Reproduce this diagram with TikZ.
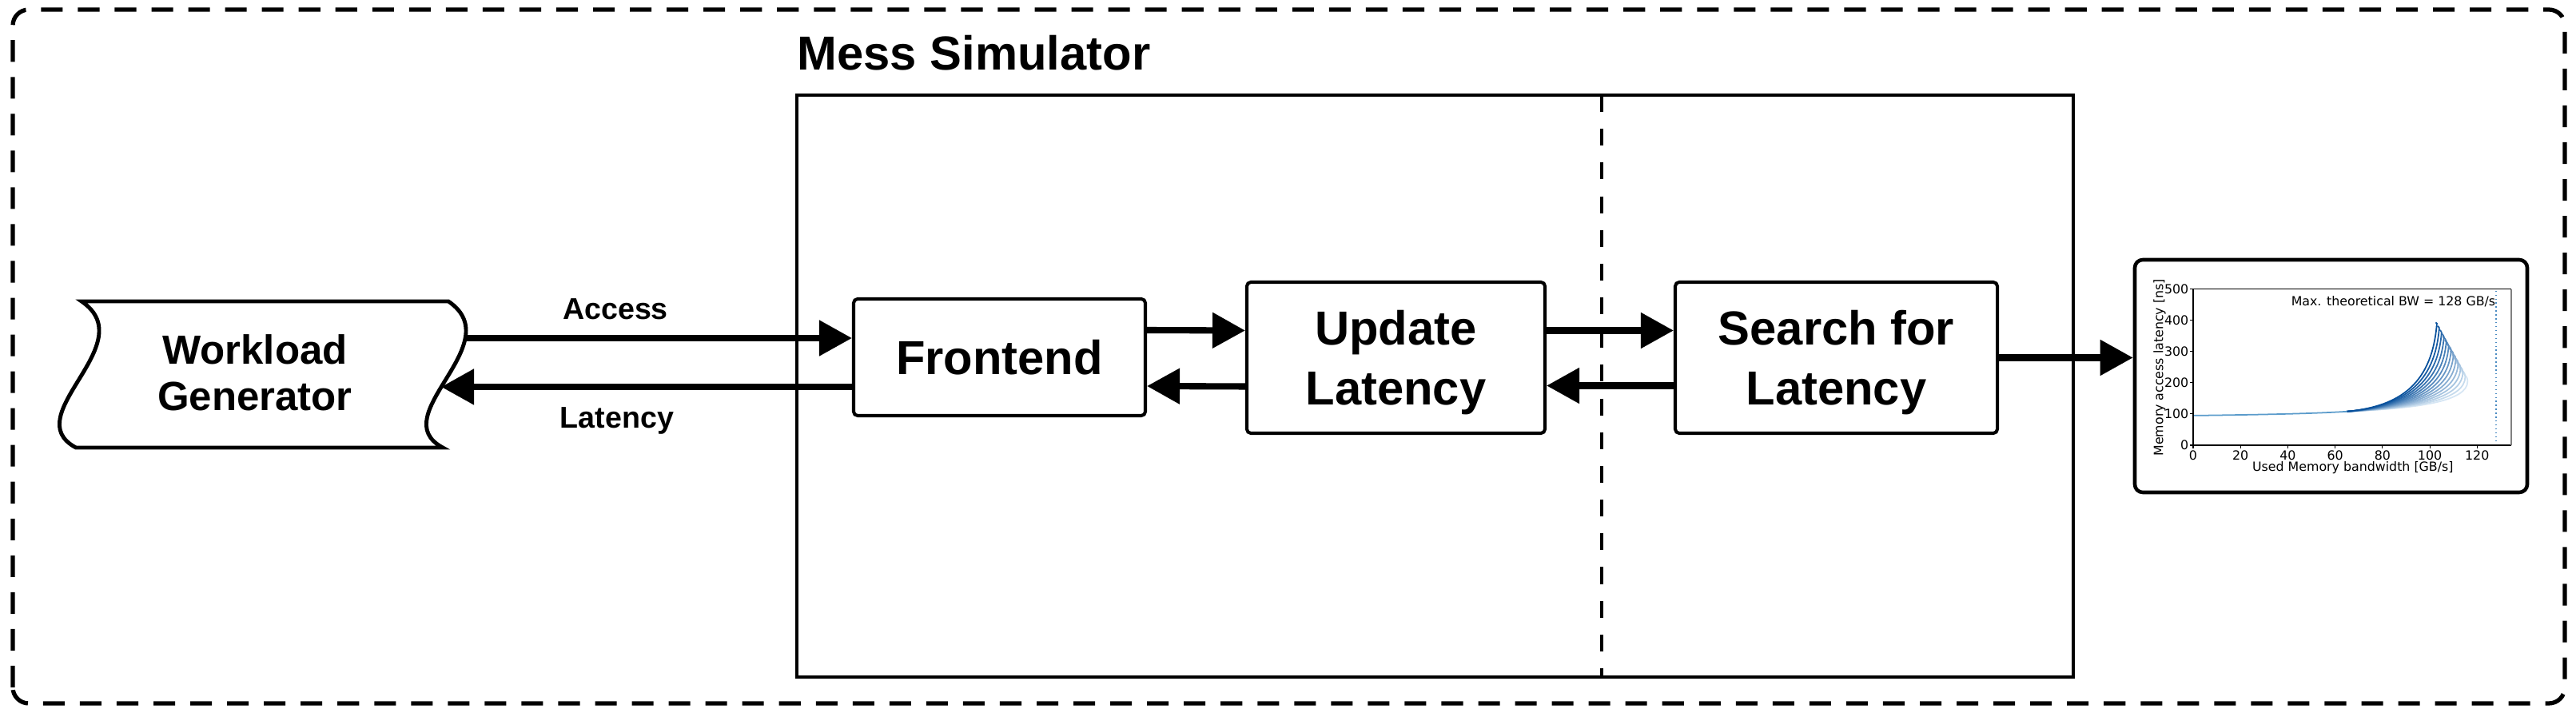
\documentclass[tikz,border=0pt]{standalone}
\usepackage{fontspec}
\setmainfont{Liberation Sans}
\newfontfamily\plotfont{DejaVu Sans}
\usetikzlibrary{arrows.meta}
\definecolor{bwdark}{HTML}{08519C}
\definecolor{bwlight}{HTML}{D6E6F4}
\definecolor{bwmid}{HTML}{5A9BCB}
\definecolor{bwline}{HTML}{4A8BC2}

\begin{document}
\begin{tikzpicture}[
    blocco/.style={draw, line width=1.15pt, rounded corners=0.05cm, fill=white, align=center, inner sep=0pt, text depth=0pt, font=\fontsize{17}{21.3}\selectfont\bfseries},
    freccia/.style={line width=2.3pt, -{Triangle[length=4.1mm, width=4.3mm]}},
    etich/.style={inner sep=0pt, font=\fontsize{10.7}{12}\selectfont\bfseries},
    tick/.style={inner sep=0.6pt, font=\plotfont\fontsize{4.5}{5}\selectfont},
    curva/.style={line width=0.5pt}]
    \useasboundingbox (0,0) rectangle (32.23,8.92);
    \draw[line width=1.5pt, dash pattern=on 7.7pt off 5.4pt, rounded corners=0.2cm] (0.16,0.12) rectangle (32.09,8.80);

    % Riquadro del simulatore
    \node[anchor=base west, inner sep=0pt, font=\fontsize{17}{20}\selectfont\bfseries] (titolo) at (9.97,8.04) {Mess Simulator};
    \node[draw, line width=1.3pt, inner sep=0pt, minimum width=15.97cm, minimum height=7.28cm] (mess) at (17.955,4.09) {};
    \draw[line width=1.1pt, dash pattern=on 6pt off 6pt] (20.04,7.73) -- (20.04,0.45);

    % Generatore di carico con i lati ondulati
    \draw[line width=1.4pt, fill=white] (1.02,5.15) -- (5.61,5.15) .. controls (6.39,4.62) and (4.79,3.72) .. (5.54,3.32)
        -- (0.95,3.32) .. controls (0.20,3.72) and (1.80,4.62) .. (1.02,5.15) -- cycle;
    \node[align=center, inner sep=0pt, font=\fontsize{14.5}{16.5}\selectfont\bfseries] (wg) at (3.19,4.26) {Workload\\Generator};
    \coordinate (wgout) at (5.82,4.69);
    \coordinate (wgin) at (5.52,4.08);

    \node[blocco, minimum width=3.65cm, minimum height=1.46cm] (front) at (12.505,4.45) {Frontend};
    \node[blocco, minimum width=3.73cm, minimum height=1.89cm] (update) at (17.465,4.445) {Update\\Latency};
    \node[blocco, minimum width=4.03cm, minimum height=1.89cm] (search) at (22.975,4.445) {Search for\\Latency};
    \node[draw, line width=1.3pt, rounded corners=0.1cm, inner sep=0pt, minimum width=4.91cm, minimum height=2.91cm] (plot) at (29.165,4.215) {};

    \draw[freccia] (wgout) -- (wgout -| front.west);
    \draw[freccia] (wgin -| front.west) -- (wgin);
    \node[etich, anchor=base] (acc) at (7.70,4.92) {Access};
    \node[etich, anchor=base] (lat) at (7.72,3.56) {Latency};
    \draw[freccia] ([yshift=3.4mm]front.east) -- ([yshift=3.4mm]update.west);
    \draw[freccia] ([yshift=-3.6mm]update.west) -- ([yshift=-3.6mm]front.east);
    \draw[freccia] ([yshift=3.4mm]update.east) -- ([yshift=3.4mm]search.west);
    \draw[freccia] ([yshift=-3.5mm]search.west) -- ([yshift=-3.5mm]update.east);
    \draw[freccia] (search.east) -- (search.east -| plot.west);

    % Grafico banda-latenza, in unita' dei dati
    \begin{scope}[shift={(27.44,3.35)}, x=0.0296cm, y=0.0039cm]
        \foreach \i in {13,...,0}{
            \pgfmathsetmacro{\t}{\i/13}
            \pgfmathsetmacro{\p}{100-100*\t}
            \pgfmathsetmacro{\ax}{88+7*\t}
            \pgfmathsetmacro{\ay}{125-7*\t}
            \pgfmathsetmacro{\bx}{101+15*\t}
            \pgfmathsetmacro{\by}{200-60*\t}
            \pgfmathsetmacro{\ex}{103+13*\t}
            \pgfmathsetmacro{\ey}{390-185*\t}
            \pgfmathsetmacro{\cx}{\ex-0.5-3*\t}
            \pgfmathsetmacro{\cy}{\ey+3+38*\t}
            \draw[curva, color=bwdark!\p!bwlight] (65,108) .. controls (\ax,\ay) and (\bx,\by) .. (\ex,\ey) to[out=90, in=-60] (\cx,\cy);
        }
        \draw[curva, color=bwmid] (0,95) .. controls (30,98) and (50,101) .. (65,108);
        \draw[bwline, densely dotted, line width=0.4pt] (128,0) -- (128,500);
        \draw[line width=0.35pt] (134.5,500) -- (0,500) -- (0,0) -- (134.5,0);
        \draw[gray, line width=0.7pt] (134.5,0) -- (134.5,500);
        \foreach \x in {0,20,...,120}{
            \draw[line width=0.3pt] (\x,0) -- ++(0,-0.04cm);
            \node[tick, anchor=north] (xt\x) at ([yshift=-0.04cm]\x,0) {\x};
        }
        \foreach \y in {0,100,...,500}{
            \draw[line width=0.3pt] (0,\y) -- ++(-0.04cm,0);
            \node[tick, anchor=east] (yt\y) at ([xshift=-0.03cm]0,\y) {\y};
        }
        \node[tick] (xlab) at (67.5,-72) {Used Memory bandwidth [GB/s]};
        \node[tick, rotate=90] (ylab) at (-14.2,249) {Memory access latency [ns]};
        \node[tick, anchor=east, inner sep=0pt] (maxbw) at (128,461) {Max. theoretical BW = 128 GB/s};
    \end{scope}
\end{tikzpicture}
\end{document}
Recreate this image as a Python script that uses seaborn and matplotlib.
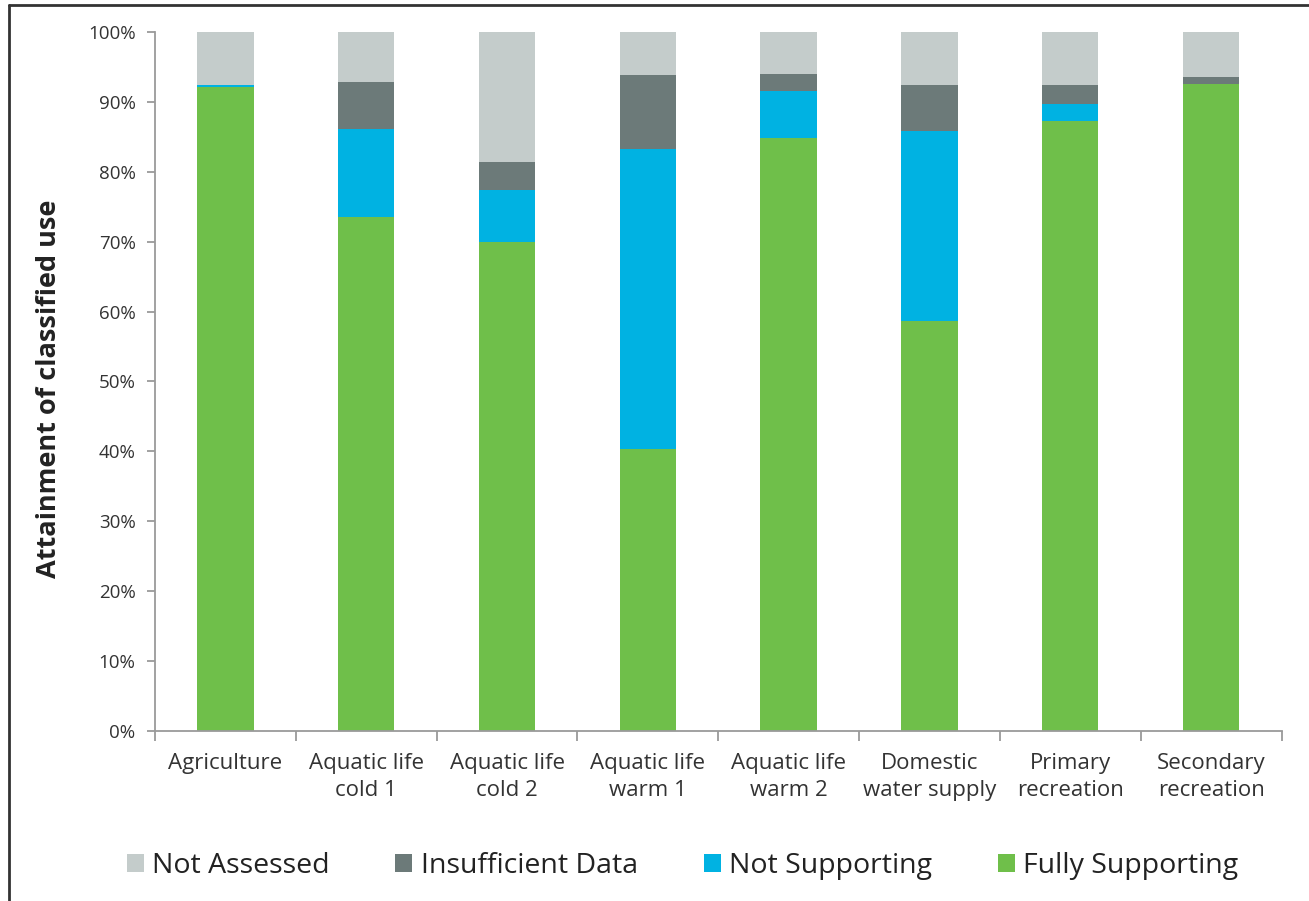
import matplotlib
matplotlib.use("Agg")
import matplotlib.pyplot as plt
import seaborn as sns
import pandas as pd
import numpy as np
from matplotlib.patches import Patch
from matplotlib.lines import Line2D
from matplotlib.ticker import PercentFormatter, FixedLocator

categories = ["Agriculture", "Aquatic life\ncold 1", "Aquatic life\ncold 2", "Aquatic life\nwarm 1",
              "Aquatic life\nwarm 2", "Domestic\nwater supply", "Primary\nrecreation", "Secondary\nrecreation"]
fully_supporting = [92.1, 73.6, 70.0, 40.3, 84.9, 58.7, 87.3, 92.6]
not_supporting = [0.3, 12.5, 7.4, 43.0, 6.7, 27.2, 2.4, 0.0]
insufficient_data = [0.0, 6.7, 4.0, 10.5, 2.4, 6.5, 2.7, 1.0]
not_assessed = [7.6, 7.2, 18.6, 6.2, 6.0, 7.6, 7.6, 6.4]

series_names = ["Fully Supporting", "Not Supporting", "Insufficient Data", "Not Assessed"]
colors = {"Fully Supporting": "#6FBF4A", "Not Supporting": "#00B2E2",
          "Insufficient Data": "#6C7A79", "Not Assessed": "#C4CCCB"}

sns.set_style("white")
plt.rcParams['font.family'] = ['Open Sans', 'DejaVu Sans']

df = pd.DataFrame({"category": categories,
                   "Fully Supporting": fully_supporting,
                   "Not Supporting": not_supporting,
                   "Insufficient Data": insufficient_data,
                   "Not Assessed": not_assessed})
cum = df[series_names].cumsum(axis=1) / 100.0

fig = plt.figure(figsize=(13.09, 9.01), dpi=100)
ax = fig.add_axes([0.1184, 0.1887, 0.979 - 0.1184, 0.9645 - 0.1887])

for name in reversed(series_names):
    sns.barplot(x=df["category"], y=cum[name], color=colors[name], width=0.4,
                ax=ax, saturation=1, order=categories, linewidth=0)

ax.set_ylim(0, 1)
ax.set_xlim(-0.5, len(categories) - 0.5)
ax.yaxis.set_major_locator(FixedLocator(np.arange(0, 1.01, 0.1)))
ax.yaxis.set_major_formatter(PercentFormatter(1.0, decimals=0))
ax.set_xlabel("")
ax.set_ylabel("Attainment of classified use", fontsize=19.5, fontweight="bold", color="#222222", labelpad=19)
ax.yaxis.label.set_y(0.49)

for s in ["top", "right"]:
    ax.spines[s].set_visible(False)
for s in ["left", "bottom"]:
    ax.spines[s].set_color("#9A9A9A")
    ax.spines[s].set_linewidth(1.3)

ax.tick_params(axis="y", which="major", left=True, length=6, width=1.3, color="#9A9A9A",
               labelsize=13.5, labelcolor="#333333", pad=8)
ax.tick_params(axis="x", which="major", bottom=False, labelsize=16, labelcolor="#333333", pad=12)
ax.xaxis.set_minor_locator(FixedLocator(np.arange(-0.5, len(categories), 1.0)))
ax.tick_params(axis="x", which="minor", bottom=True, length=7, width=1.3, color="#9A9A9A")
for lbl in ax.get_xticklabels():
    lbl.set_linespacing(1.4)

handles = [Patch(facecolor=colors[n], edgecolor="none", label=n) for n in reversed(series_names)]
fig.legend(handles=handles, loc="center", bbox_to_anchor=(0.5215, 0.039), ncol=4, frameon=False,
           fontsize=20.5, handlelength=0.6, handleheight=0.6, handletextpad=0.3, columnspacing=2.3,
           labelcolor="#222222")

fig.add_artist(Line2D([9 / 1309, 9 / 1309], [0, 1 - 5 / 901], transform=fig.transFigure,
                      color="#333333", linewidth=2))
fig.add_artist(Line2D([9 / 1309, 1], [1 - 5 / 901, 1 - 5 / 901], transform=fig.transFigure,
                      color="#333333", linewidth=2))

fig.savefig("out.png", dpi=100)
____________________
## Instructions to follow
Above this task is a listing with pictures in it. Retype only the lines from the one containing "Recreate this image" through the one containing "from matplotlib.ticker import", both included, and not the pictures.

## Correct answer
Recreate this image as a Python script that uses seaborn and matplotlib.
import matplotlib
matplotlib.use("Agg")
import matplotlib.pyplot as plt
import seaborn as sns
import pandas as pd
import numpy as np
from matplotlib.patches import Patch
from matplotlib.lines import Line2D
from matplotlib.ticker import PercentFormatter, FixedLocator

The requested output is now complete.